- _PROBLEM DETAILS_
Among the entries below, one stretch runs from the line that contains "Give me the Plotly source for this chart." through the line that contains "c_fit_y = [-4.39, -5.86]". Repeat that stretch exactly, ends included, and only that.

Plotting code records:

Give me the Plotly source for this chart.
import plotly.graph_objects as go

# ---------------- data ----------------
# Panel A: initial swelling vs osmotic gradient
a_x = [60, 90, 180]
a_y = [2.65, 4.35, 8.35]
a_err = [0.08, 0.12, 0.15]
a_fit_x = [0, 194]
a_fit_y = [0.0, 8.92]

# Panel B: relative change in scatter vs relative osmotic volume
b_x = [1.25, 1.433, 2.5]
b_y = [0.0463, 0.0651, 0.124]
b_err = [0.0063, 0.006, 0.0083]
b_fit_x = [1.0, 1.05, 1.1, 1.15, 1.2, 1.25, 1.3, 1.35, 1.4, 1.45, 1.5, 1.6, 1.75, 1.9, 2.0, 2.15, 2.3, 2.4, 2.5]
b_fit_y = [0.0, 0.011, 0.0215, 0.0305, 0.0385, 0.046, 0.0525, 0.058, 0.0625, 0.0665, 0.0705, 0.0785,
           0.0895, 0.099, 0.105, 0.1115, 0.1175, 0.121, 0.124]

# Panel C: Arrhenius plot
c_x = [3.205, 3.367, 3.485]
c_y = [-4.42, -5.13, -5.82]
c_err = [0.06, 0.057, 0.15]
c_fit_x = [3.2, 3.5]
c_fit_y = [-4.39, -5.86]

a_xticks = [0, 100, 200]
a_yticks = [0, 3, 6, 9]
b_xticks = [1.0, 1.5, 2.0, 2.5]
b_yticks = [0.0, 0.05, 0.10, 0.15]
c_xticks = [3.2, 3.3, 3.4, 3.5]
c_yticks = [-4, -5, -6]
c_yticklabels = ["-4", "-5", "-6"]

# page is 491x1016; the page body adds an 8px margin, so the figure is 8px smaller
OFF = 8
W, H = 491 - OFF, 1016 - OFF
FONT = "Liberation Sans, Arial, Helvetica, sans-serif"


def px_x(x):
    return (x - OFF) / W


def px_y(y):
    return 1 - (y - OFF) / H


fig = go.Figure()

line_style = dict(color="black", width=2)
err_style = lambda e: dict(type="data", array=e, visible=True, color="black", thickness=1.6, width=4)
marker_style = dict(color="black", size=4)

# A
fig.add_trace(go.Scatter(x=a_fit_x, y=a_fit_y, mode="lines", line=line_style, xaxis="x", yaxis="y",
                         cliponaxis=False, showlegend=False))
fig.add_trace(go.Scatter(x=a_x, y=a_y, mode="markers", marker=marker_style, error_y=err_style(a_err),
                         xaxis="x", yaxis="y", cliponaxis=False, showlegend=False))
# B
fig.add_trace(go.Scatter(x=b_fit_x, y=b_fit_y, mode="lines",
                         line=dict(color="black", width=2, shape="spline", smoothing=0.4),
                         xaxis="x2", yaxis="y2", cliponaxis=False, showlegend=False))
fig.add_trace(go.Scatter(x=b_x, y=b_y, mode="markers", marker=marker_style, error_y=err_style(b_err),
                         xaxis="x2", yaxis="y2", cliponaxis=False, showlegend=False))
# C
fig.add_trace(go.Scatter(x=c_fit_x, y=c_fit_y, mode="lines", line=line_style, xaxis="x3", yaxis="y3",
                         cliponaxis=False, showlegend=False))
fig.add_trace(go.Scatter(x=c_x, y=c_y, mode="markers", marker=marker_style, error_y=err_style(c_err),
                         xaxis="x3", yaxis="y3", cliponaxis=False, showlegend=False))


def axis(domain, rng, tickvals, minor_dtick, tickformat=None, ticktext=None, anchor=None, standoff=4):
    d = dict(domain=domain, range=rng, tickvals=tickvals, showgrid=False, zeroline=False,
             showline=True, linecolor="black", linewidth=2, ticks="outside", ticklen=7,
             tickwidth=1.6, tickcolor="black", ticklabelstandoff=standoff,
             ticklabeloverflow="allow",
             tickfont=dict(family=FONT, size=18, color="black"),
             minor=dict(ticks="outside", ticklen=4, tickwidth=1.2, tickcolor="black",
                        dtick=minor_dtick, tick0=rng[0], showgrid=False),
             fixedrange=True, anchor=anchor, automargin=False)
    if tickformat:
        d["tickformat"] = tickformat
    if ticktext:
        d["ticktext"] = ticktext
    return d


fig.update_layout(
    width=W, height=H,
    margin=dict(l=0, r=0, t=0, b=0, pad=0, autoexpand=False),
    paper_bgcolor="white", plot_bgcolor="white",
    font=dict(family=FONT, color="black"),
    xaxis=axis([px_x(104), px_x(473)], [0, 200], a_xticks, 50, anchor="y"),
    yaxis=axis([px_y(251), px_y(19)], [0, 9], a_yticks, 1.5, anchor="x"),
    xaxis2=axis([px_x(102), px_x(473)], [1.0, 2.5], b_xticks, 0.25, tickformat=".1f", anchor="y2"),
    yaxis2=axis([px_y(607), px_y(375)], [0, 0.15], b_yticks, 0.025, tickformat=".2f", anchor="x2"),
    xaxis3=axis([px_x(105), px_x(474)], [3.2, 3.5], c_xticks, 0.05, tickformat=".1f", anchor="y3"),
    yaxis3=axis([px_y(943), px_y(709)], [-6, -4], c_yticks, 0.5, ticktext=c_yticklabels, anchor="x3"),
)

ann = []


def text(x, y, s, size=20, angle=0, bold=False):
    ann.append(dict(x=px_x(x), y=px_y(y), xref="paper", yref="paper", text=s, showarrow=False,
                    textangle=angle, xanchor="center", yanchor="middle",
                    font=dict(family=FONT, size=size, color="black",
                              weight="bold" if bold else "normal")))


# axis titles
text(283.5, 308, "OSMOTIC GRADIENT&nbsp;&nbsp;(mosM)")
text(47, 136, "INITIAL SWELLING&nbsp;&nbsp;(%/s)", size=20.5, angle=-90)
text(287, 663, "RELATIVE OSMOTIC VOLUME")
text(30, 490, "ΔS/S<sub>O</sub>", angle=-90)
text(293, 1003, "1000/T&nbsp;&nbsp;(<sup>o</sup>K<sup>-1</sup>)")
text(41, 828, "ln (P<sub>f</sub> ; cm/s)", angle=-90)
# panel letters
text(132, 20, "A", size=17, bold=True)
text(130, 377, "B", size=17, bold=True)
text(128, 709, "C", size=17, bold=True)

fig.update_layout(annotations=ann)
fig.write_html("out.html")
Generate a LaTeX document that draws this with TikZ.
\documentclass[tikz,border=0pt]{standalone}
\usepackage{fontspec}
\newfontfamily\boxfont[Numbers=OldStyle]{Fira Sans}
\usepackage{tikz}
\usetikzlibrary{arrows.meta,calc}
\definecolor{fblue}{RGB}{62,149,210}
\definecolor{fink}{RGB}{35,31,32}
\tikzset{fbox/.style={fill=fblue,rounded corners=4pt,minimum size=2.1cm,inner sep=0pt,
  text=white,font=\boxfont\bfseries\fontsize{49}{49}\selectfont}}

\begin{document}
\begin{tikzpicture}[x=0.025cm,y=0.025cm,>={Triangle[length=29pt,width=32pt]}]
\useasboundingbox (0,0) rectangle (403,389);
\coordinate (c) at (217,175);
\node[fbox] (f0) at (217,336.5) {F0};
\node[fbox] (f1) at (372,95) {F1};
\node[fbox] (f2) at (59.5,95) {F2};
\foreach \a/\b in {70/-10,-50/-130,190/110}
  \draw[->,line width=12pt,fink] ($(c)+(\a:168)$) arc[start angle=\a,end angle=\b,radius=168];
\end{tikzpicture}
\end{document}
--
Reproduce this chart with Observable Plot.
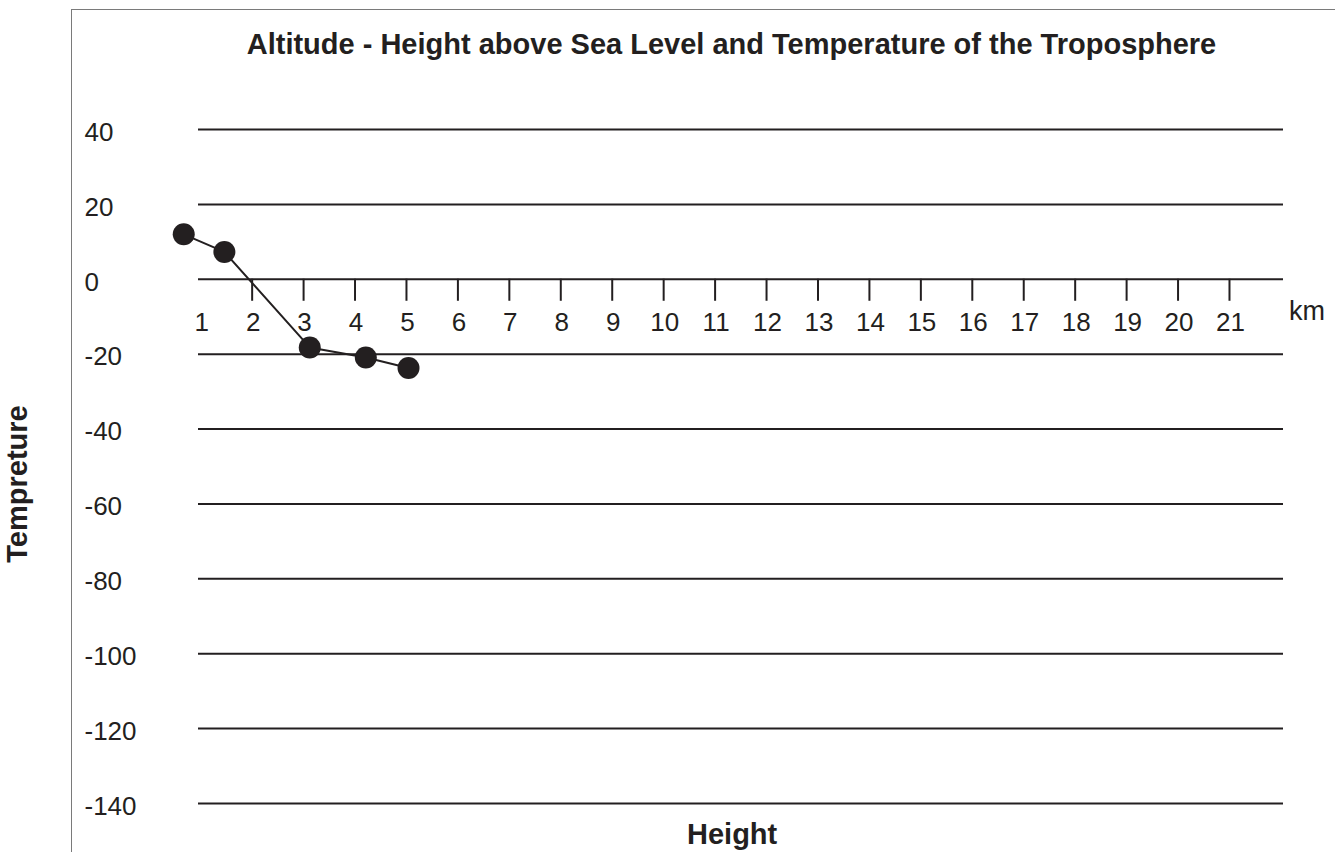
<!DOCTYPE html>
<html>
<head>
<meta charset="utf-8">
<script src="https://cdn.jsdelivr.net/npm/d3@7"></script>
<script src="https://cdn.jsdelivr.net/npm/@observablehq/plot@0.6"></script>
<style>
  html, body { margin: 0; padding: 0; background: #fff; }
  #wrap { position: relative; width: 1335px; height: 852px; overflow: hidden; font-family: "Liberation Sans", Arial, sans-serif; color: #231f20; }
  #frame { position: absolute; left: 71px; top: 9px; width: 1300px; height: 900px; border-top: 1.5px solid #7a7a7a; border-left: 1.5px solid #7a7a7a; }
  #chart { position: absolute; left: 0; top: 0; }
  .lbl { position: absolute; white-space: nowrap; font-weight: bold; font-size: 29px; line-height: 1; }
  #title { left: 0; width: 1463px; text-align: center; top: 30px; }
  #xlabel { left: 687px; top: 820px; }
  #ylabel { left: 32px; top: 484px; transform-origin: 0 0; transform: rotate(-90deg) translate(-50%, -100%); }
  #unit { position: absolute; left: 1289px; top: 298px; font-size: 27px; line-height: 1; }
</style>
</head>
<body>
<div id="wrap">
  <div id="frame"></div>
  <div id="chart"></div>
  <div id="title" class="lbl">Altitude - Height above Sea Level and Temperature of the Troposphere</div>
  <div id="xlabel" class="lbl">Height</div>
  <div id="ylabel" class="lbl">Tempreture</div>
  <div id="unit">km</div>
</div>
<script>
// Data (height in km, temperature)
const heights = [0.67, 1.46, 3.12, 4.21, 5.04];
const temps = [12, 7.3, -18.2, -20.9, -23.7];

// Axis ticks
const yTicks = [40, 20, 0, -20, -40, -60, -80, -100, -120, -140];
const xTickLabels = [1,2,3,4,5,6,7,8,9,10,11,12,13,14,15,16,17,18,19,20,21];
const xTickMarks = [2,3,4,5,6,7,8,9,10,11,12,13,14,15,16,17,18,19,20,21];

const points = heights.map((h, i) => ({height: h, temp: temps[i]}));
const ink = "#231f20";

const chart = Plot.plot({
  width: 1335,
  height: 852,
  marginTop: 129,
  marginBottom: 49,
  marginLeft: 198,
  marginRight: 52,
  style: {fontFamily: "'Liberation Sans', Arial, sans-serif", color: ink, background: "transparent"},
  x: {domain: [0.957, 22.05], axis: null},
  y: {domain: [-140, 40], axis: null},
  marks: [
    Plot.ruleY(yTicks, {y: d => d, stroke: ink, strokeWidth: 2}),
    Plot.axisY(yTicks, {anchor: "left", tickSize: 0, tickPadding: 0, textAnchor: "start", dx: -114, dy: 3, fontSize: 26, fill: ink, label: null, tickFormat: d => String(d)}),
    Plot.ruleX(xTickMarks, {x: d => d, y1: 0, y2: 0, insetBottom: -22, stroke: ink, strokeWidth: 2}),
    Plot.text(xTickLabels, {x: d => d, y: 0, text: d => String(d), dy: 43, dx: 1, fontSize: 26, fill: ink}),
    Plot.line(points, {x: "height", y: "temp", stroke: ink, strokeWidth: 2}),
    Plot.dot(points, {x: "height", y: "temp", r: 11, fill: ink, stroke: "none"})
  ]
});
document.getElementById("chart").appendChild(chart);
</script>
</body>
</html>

- _EXPECTED OUTPUT_
Give me the Plotly source for this chart.
import plotly.graph_objects as go

# ---------------- data ----------------
# Panel A: initial swelling vs osmotic gradient
a_x = [60, 90, 180]
a_y = [2.65, 4.35, 8.35]
a_err = [0.08, 0.12, 0.15]
a_fit_x = [0, 194]
a_fit_y = [0.0, 8.92]

# Panel B: relative change in scatter vs relative osmotic volume
b_x = [1.25, 1.433, 2.5]
b_y = [0.0463, 0.0651, 0.124]
b_err = [0.0063, 0.006, 0.0083]
b_fit_x = [1.0, 1.05, 1.1, 1.15, 1.2, 1.25, 1.3, 1.35, 1.4, 1.45, 1.5, 1.6, 1.75, 1.9, 2.0, 2.15, 2.3, 2.4, 2.5]
b_fit_y = [0.0, 0.011, 0.0215, 0.0305, 0.0385, 0.046, 0.0525, 0.058, 0.0625, 0.0665, 0.0705, 0.0785,
           0.0895, 0.099, 0.105, 0.1115, 0.1175, 0.121, 0.124]

# Panel C: Arrhenius plot
c_x = [3.205, 3.367, 3.485]
c_y = [-4.42, -5.13, -5.82]
c_err = [0.06, 0.057, 0.15]
c_fit_x = [3.2, 3.5]
c_fit_y = [-4.39, -5.86]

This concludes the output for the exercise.